Mit den USA hat die Türkei dagegen viele Probleme. Den endgültigen Bruch mit dem Westen will Erdogan aber vermeiden. Erst kürzlich betonte er bei einem Treffen mit der EU-Spitze seine Bereitschaft zur Überwindung der Krise der vergangenen Jahre. Europa ist für die Türkei unter anderem als Handelspartner von herausragender Bedeutung.

„Erdogan verortet die Türkei irgendwo in der Mitte“ zwischen West und Ost, schrieb Murat Yetkin, Chefredakteur der englischsprachigen „Hürriyet Daily News“, kürzlich. Kritiker werfen dem Präsidenten vor, den in der Türkei starken Anti-Amerikanismus für seine politischen Zwecke einzusetzen, bei anderer Gelegenheit jedoch die Nähe zur westlichen Supermacht zu suchen.

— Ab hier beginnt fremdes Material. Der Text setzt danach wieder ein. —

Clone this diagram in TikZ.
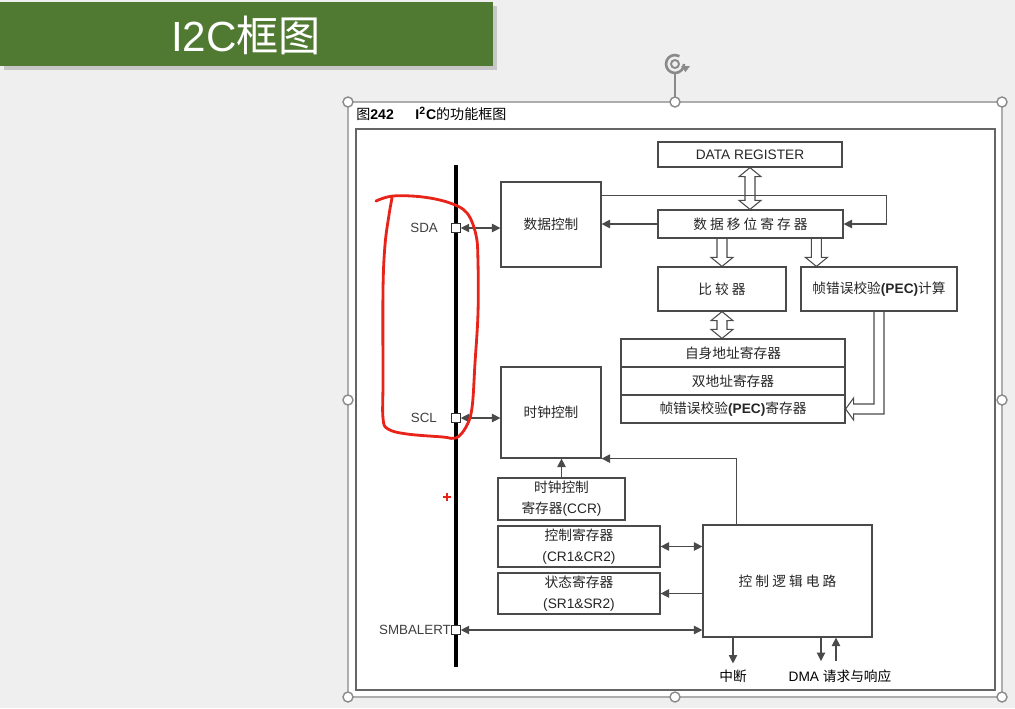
\documentclass[tikz,border=0pt]{standalone}
\usepackage{fontspec}
\setmainfont{Liberation Sans}
\newfontfamily\cjk{Noto Sans CJK SC}
\usetikzlibrary{arrows.meta,calc,positioning}
\definecolor{slidebg}{HTML}{EFEFEF}
\definecolor{banner}{HTML}{507A32}
\definecolor{boxline}{HTML}{4A4A4A}
\definecolor{handle}{HTML}{8A8A8A}
\definecolor{penred}{HTML}{E8231A}

\tikzset{
  blk/.style={draw=boxline,line width=0.7pt,fill=white,inner sep=1pt,align=center,
    font=\fontsize{7.8}{12}\selectfont,text=black!85},
  pinbox/.style={draw=black!80,line width=0.6pt,fill=white,minimum size=0.17cm,inner sep=0pt},
  pinlbl/.style={font=\fontsize{7.6}{9}\selectfont,text=black!75,inner sep=1pt},
  arr/.style={draw=boxline,line width=0.6pt,-{Triangle[length=4.8pt,width=4.8pt]}},
  biarr/.style={draw=boxline,line width=0.6pt,{Triangle[length=4.8pt,width=4.8pt]}-{Triangle[length=4.8pt,width=4.8pt]}},
  fatarr/.style={draw=boxline,line width=0.6pt,line join=miter},
  hdl/.style={draw=handle,line width=0.8pt,fill=white},
}

% hollow arrows: top point, bottom point
\newcommand{\fatdown}[2]{%
  \draw[fatarr] ($(#1)+(-5,0)$) -- ($(#2)+(-5,-9)$) -- ($(#2)+(-11,-9)$) -- (#2)
    -- ($(#2)+(11,-9)$) -- ($(#2)+(5,-9)$) -- ($(#1)+(5,0)$);}
\newcommand{\fatboth}[2]{%
  \draw[fatarr] (#1) -- ($(#1)+(11,9)$) -- ($(#1)+(5,9)$) -- ($(#2)+(5,-9)$)
    -- ($(#2)+(11,-9)$) -- (#2) -- ($(#2)+(-11,-9)$) -- ($(#2)+(-5,-9)$)
    -- ($(#1)+(-5,9)$) -- ($(#1)+(-11,9)$) -- cycle;}

\begin{document}
\begin{tikzpicture}[x=0.02cm,y=-0.02cm]
% slide
\fill[slidebg] (0,0) rectangle (1015,708);
\useasboundingbox (0,0) rectangle (1015,708);
\fill[black!22] (4,6) rectangle (497,70);
\fill[banner] (0,2) rectangle (493,66);
\node[text=white,font=\fontsize{24}{28}\selectfont] (head) at (246,35) {I2C{\cjk 框图}};

% picture frame with handles
\draw[draw=handle!70,line width=0.6pt,fill=white] (348,102) rectangle (1002,697);
\draw[draw=black!60,line width=0.9pt] (356,129) rectangle (995,690);
\draw[draw=handle,line width=0.8pt] (675,73) -- (675,97);
\foreach \hx/\hy in {348/102,675/102,1002/102,348/400,1002/400,348/697,675/697,1002/697}
  \draw[hdl] (\hx,\hy) circle[radius=5];
\draw[draw=handle,line width=1.5pt] (684,64) arc[start angle=0,end angle=300,radius=9];
\draw[draw=handle,line width=1.1pt] (675,64) circle[radius=4];
\fill[handle] (681,66) -- (690,66) -- (685.5,72) -- cycle;

\node[anchor=west,inner sep=0pt,font=\fontsize{8}{10}\selectfont] (fignum) at (356,114) {{\cjk 图}\textbf{242}};
\node[anchor=west,inner sep=0pt,font=\fontsize{8}{10}\selectfont] (figname) at (415,114) {\textbf{I\textsuperscript{2}C}{\cjk 的功能框图}};

% bus and pins
\coordinate (bustop) at (456,165);
\coordinate (busbot) at (456,667);
\draw[line width=2pt] (bustop) -- (busbot);
\node[pinbox] (sda) at (456,228) {};
\node[pinbox] (scl) at (456,418) {};
\node[pinbox] (smb) at (456,630) {};
\node[pinlbl,anchor=east] (sdalbl) at (440,228) {SDA};
\node[pinlbl,anchor=east] (scllbl) at (439,418) {SCL};
\node[pinlbl,anchor=east,inner sep=0pt] (smblbl) at (smb.west) {SMBALERT};

% blocks
\node[blk,minimum width=2cm,minimum height=1.7cm] (datactl) at (551,224.5) {{\cjk 数据控制}};
\node[blk,minimum width=2cm,minimum height=1.82cm] (clkctl) at (551,412.5) {{\cjk 时钟控制}};
\node[blk,minimum width=3.68cm,minimum height=0.5cm] (dreg) at (750,154.5) {DATA REGISTER};
\node[blk,minimum width=3.7cm,minimum height=0.56cm] (shreg) at (750.5,224) {{\cjk 数~据~移~位~寄~存~器}};
\node[blk,minimum width=2.56cm,minimum height=0.88cm] (cmp) at (722,289) {{\cjk 比~较~器}};
\node[blk,minimum width=3.12cm,minimum height=0.88cm] (pecc) at (879,289) {{\cjk 帧错误校验}\textbf{(PEC)}{\cjk 计算}};
\node[blk,minimum width=4.48cm,minimum height=0.56cm] (oar) at (733,353) {{\cjk 自身地址寄存器}};
\node[blk,minimum width=4.48cm,minimum height=0.56cm] (dar) at (733,381) {{\cjk 双地址寄存器}};
\node[blk,minimum width=4.48cm,minimum height=0.56cm] (pecr) at (733,409) {{\cjk 帧错误校验}\textbf{(PEC)}{\cjk 寄存器}};
\node[blk,minimum width=2.54cm,minimum height=0.84cm] (ccr) at (561.5,499) {{\cjk 时钟控制}\\{\cjk 寄存器}(CCR)};
\node[blk,minimum width=3.24cm,minimum height=0.82cm] (cr) at (579,546.5) {{\cjk 控制寄存器}\\(CR1\&CR2)};
\node[blk,minimum width=3.24cm,minimum height=0.82cm] (sr) at (579,593.5) {{\cjk 状态寄存器}\\(SR1\&SR2)};
\node[blk,minimum width=3.38cm,minimum height=2.24cm] (logic) at (787.5,581) {{\cjk 控~制~逻~辑~电~路}};
\node[font=\fontsize{7.8}{10}\selectfont] (intlbl) at (733,676) {{\cjk 中断}};
\node[font=\fontsize{7.8}{10}\selectfont] (dmalbl) at (840,676) {DMA {\cjk 请求与响应}};

% connectors
\draw[biarr] (sda.east) -- (sda.east -| datactl.west);
\draw[biarr] (scl.east) -- (scl.east -| clkctl.west);
\draw[biarr] (smb.east) -- (smb.east -| logic.west);
\draw[arr] (shreg.west) -- (shreg.west -| datactl.east);
\draw[arr] ($(datactl.north east)+(0,14)$) -| ($(shreg.east)+(43,0)$) -- (shreg.east);
\draw[arr] ($(logic.north west)+(34,0)$) |- (clkctl.south east);
\draw[arr] (ccr.north) -- (ccr.north |- clkctl.south);
\draw[biarr] (cr.east) -- (cr.east -| logic.west);
\draw[arr] (sr.east -| logic.west) -- (sr.east);
\draw[arr] (intlbl.north |- logic.south) -- (intlbl.north);
\coordinate (dmadn) at (821,661);
\coordinate (dmaup) at (836,661);
\draw[arr] (dmadn |- logic.south) -- (dmadn);
\draw[arr] (dmaup) -- (dmaup |- logic.south);

% hollow arrows
\fatboth{dreg.south}{dreg.south |- shreg.north}
\fatdown{shreg.south -| cmp.north}{cmp.north}
\coordinate (pecin) at ($(pecc.north west)+(16,0)$);
\fatdown{pecin |- shreg.south}{pecin}
\fatboth{cmp.south}{cmp.south |- oar.north}
\draw[fatarr] ($(pecc.south)+(-5,0)$) -- ($(pecc.south |- pecr.east)+(-5,-5)$)
  -- ($(pecr.east)+(8,-5)$) -- ($(pecr.east)+(8,-11)$) -- (pecr.east)
  -- ($(pecr.east)+(8,11)$) -- ($(pecr.east)+(8,5)$)
  -- ($(pecc.south |- pecr.east)+(5,5)$) -- ($(pecc.south)+(5,0)$);

% red pen marks
\draw[penred,line width=1.6pt,line cap=round,line join=round] plot[smooth,tension=0.6] coordinates {
  (376,201) (393,196) (423,197) (450,203) (467,213) (476,235) (478,262) (478,313)
  (475,363) (472,408) (466,427) (456,438) (443,437) (407,434) (388,429) (383,418)
  (383,380) (383,290) (385,245) (389,215) (392,198)};
\draw[penred,line width=0.8pt] (443,497) -- (451,497) (447,493) -- (447,501);
\end{tikzpicture}
\end{document}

Ambitionen einer Regionalmacht

Dahinter stehen nicht nur taktische Notwendigkeiten, sondern auch Ambitionen einer Regionalmacht. Erdogans Regierung betrachtet die Türkei als eigenständigen Akteur, der politisch, wirtschaftlich und militärisch stark genug ist, einen selbstständigen Kurs zu steuern. Insbesondere im Nahen Osten und in Afrika bemüht sich die Türkei um mehr Einfluss. Militärische Stützpunkte der Türken am Golf und am Horn von Afrika sind ein Ausdruck davon. Erdogan findet auch nichts dabei, in Syrien mit dem Iran zusammenzuarbeiten, dem Hauptfeind der sunnitischen Araber.

Ganz spannungsfrei läuft aber auch diese Kooperation nicht. Russen und Iraner unterstützen Baschar al Assad, Erdogan strebt den Sturz des syrischen Präsidenten an. Auch betrachten Moskau und Teheran den türkischen Feldzug im Nordwesten Syriens mit Misstrauen und verlangen eine Übergabe der eroberten Gegend um Afrin an die syrische Regierung – was die Türkei strikt ablehnt: Erdogan will sich mit seiner Politik einen Platz am Tisch der Großmächte verschaffen, wenn eines Tages über die Zukunft Syriens entschieden wird.